Investment Decisions & Behavioural Finance
Behavioural finance offers exciting insights into the role of human behaviour in financial decision-making. It has greatly unravelled how individuals assess investment opportunities, formulate their portfolios and trade in the market. The insights brought about by behavioural finance are immensely valuable for an improved understanding of the behaviour of aggregate market prices. The behavioural finance approach is key to the understanding of the profitability of arbitrage opportunities in the market. It helps to identify the influence of market irrationality and formulate timely and focused investment and trading strategies. It offers promising directions in the structuring of products and its effective communication to clients. The practical applications which emerge from the recent advances in behavioural finance would be the key focus of the programme.
The programme takes participants through the implications of the departure from market efficiency on(a) asset pricing and (b) investment decisions. The programme exposes investment professionals in financial institutions to the practical applications of behavioural finance to improve their investment and trading outcomes.

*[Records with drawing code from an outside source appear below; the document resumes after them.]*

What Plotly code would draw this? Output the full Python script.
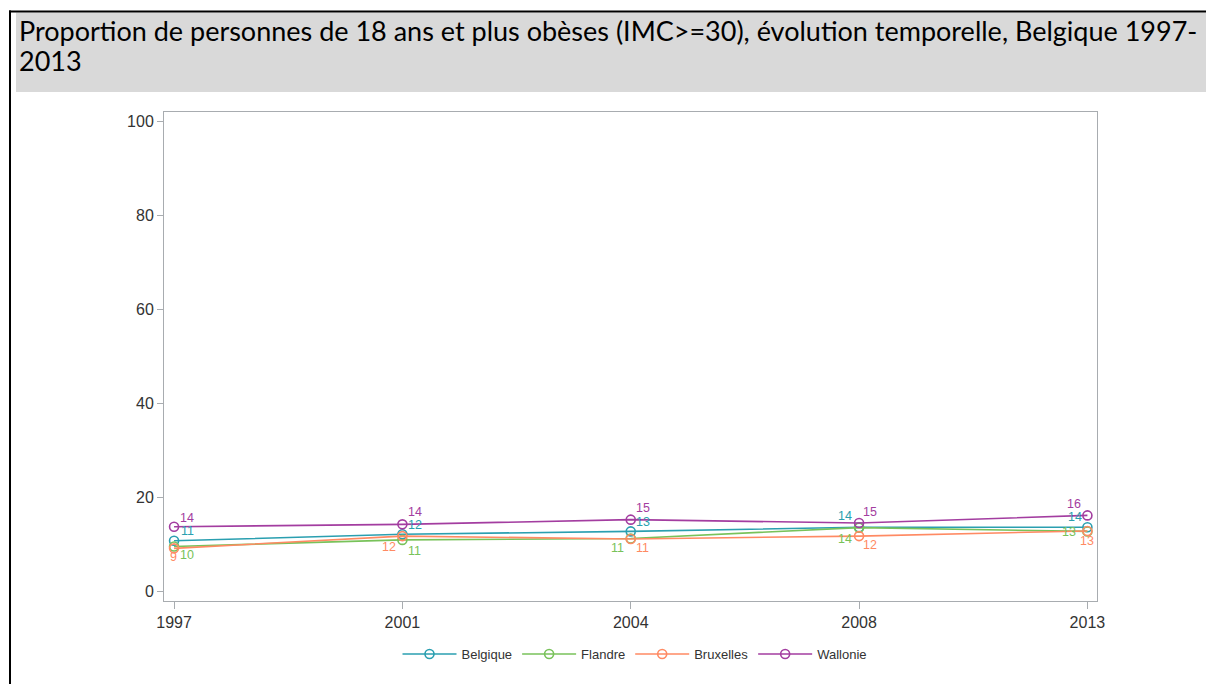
import plotly.graph_objects as go

years = ["1997", "2001", "2004", "2008", "2013"]
belgique = [10.8, 12.2, 12.8, 13.7, 13.7]
flandre = [9.6, 11.0, 11.3, 13.6, 12.8]
bruxelles = [9.2, 11.8, 11.2, 11.8, 12.9]
wallonie = [13.8, 14.3, 15.3, 14.6, 16.2]
y_ticks = [0, 20, 40, 60, 80, 100]

# label offsets (pixels) relative to each marker: (dx, dy) with dy positive = upward
label_offsets = {
    "Belgique": [(13, 10), (13, 9), (12, 9), (-14, 11), (-12, 10)],
    "Flandre": [(13, -9), (12, -11), (-13, -10), (-14, -11), (-18, -1)],
    "Bruxelles": [(-1, -9), (-13, -11), (12, -9), (11, -9), (0, -10)],
    "Wallonie": [(13, 9), (13, 12), (12, 12), (11, 11), (-13, 11)],
}

series = [
    ("Belgique", belgique, "#2A9FB0"),
    ("Flandre", flandre, "#78C25A"),
    ("Bruxelles", bruxelles, "#FF8A63"),
    ("Wallonie", wallonie, "#A33DA0"),
]

W, H = 1206, 684
L, R, T, B = 164, 1097, 112, 601
pw, ph = R - L, B - T


def px(x):
    return (x - L) / pw


def py(y):
    return (B - y) / ph


fig = go.Figure()
annotations = []
for name, vals, col in series:
    fig.add_trace(go.Scatter(
        x=years, y=vals, name=name, mode="lines+markers",
        line=dict(color=col, width=1.6),
        marker=dict(symbol="circle-open", size=9, color=col, line=dict(width=1.6)),
    ))
    for i, (v, (dx, dy)) in enumerate(zip(vals, label_offsets[name])):
        # category axis: annotation x is the category's index on the axis
        annotations.append(dict(
            x=i, y=v, xref="x", yref="y", text=str(int(round(v))), showarrow=False,
            xshift=dx, yshift=dy, xanchor="center", yanchor="middle",
            font=dict(color=col, size=12.5, family="Liberation Sans, Arial, sans-serif"),
        ))

axis_col = "#A8ACB0"
tick_font = dict(family="Liberation Sans, Arial, sans-serif", size=16, color="#333333")
title_font = dict(family="Lato, sans-serif", size=27, color="black")

annotations += [
    dict(xref="paper", yref="paper", x=px(17), y=py(30), xanchor="left", yanchor="middle",
         text="Proportion de personnes de 18 ans et plus obèses (IMC>=30), évolution temporelle, Belgique 1997-",
         showarrow=False, font=title_font),
    dict(xref="paper", yref="paper", x=px(17), y=py(60), xanchor="left", yanchor="middle",
         text="2013", showarrow=False, font=title_font),
]

fig.update_layout(
    width=W, height=H,
    margin=dict(l=L, r=W - R, t=T, b=H - B, pad=0),
    paper_bgcolor="white", plot_bgcolor="white",
    showlegend=True,
    legend=dict(orientation="h", x=px(635), y=py(654), xanchor="center", yanchor="middle",
                font=dict(family="Liberation Sans, Arial, sans-serif", size=13, color="#333333"),
                itemwidth=54, tracegroupgap=0, bgcolor="rgba(0,0,0,0)"),
    xaxis=dict(type="category", range=[-0.044, 4.042], showgrid=False, zeroline=False,
               showline=True, linecolor=axis_col, linewidth=1, mirror=True,
               ticks="outside", ticklen=7, tickcolor=axis_col, tickfont=tick_font),
    yaxis=dict(range=[-2, 102], tickvals=y_ticks, showgrid=False, zeroline=False,
               showline=True, linecolor=axis_col, linewidth=1, mirror=True,
               ticks="outside", ticklen=6, tickcolor=axis_col, tickfont=tick_font),
    shapes=[
        dict(type="rect", xref="paper", yref="paper", x0=px(16), x1=px(1210),
             y0=py(92), y1=py(12.5), fillcolor="#D9D9D9", line=dict(width=0), layer="below"),
        dict(type="line", xref="paper", yref="paper", x0=px(9), x1=px(1210),
             y0=py(11.5), y1=py(11.5), line=dict(color="black", width=2)),
        dict(type="line", xref="paper", yref="paper", x0=px(10), x1=px(10),
             y0=py(10.5), y1=py(690), line=dict(color="black", width=2)),
    ],
    annotations=annotations,
)

fig.write_html("out.html", config={"displayModeBar": False},
               post_script="document.body.style.margin='0';document.body.style.overflow='hidden';")
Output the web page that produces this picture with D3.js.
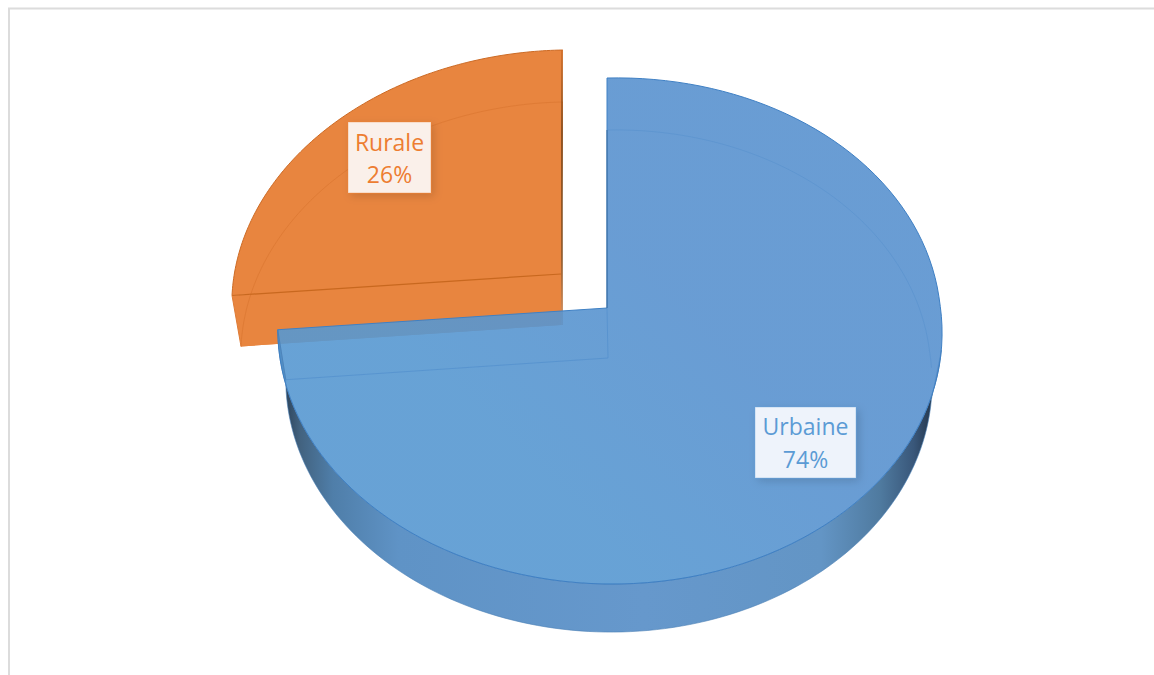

It also helps investment advisors in their role of advising asset allocation and trading to clients.
- Review of market efficiency theory
- Difficulties in arbitrage
- Influence of biases and heuristics on investor decisions
- Rational investing in inefficient markets
- Measuring of investor sentiment
- Financial planning process and investor psychology
Who should attend
Junior and middle-level finance professionals involved in treasury operations, fund management, trading, financial product design and investment advice.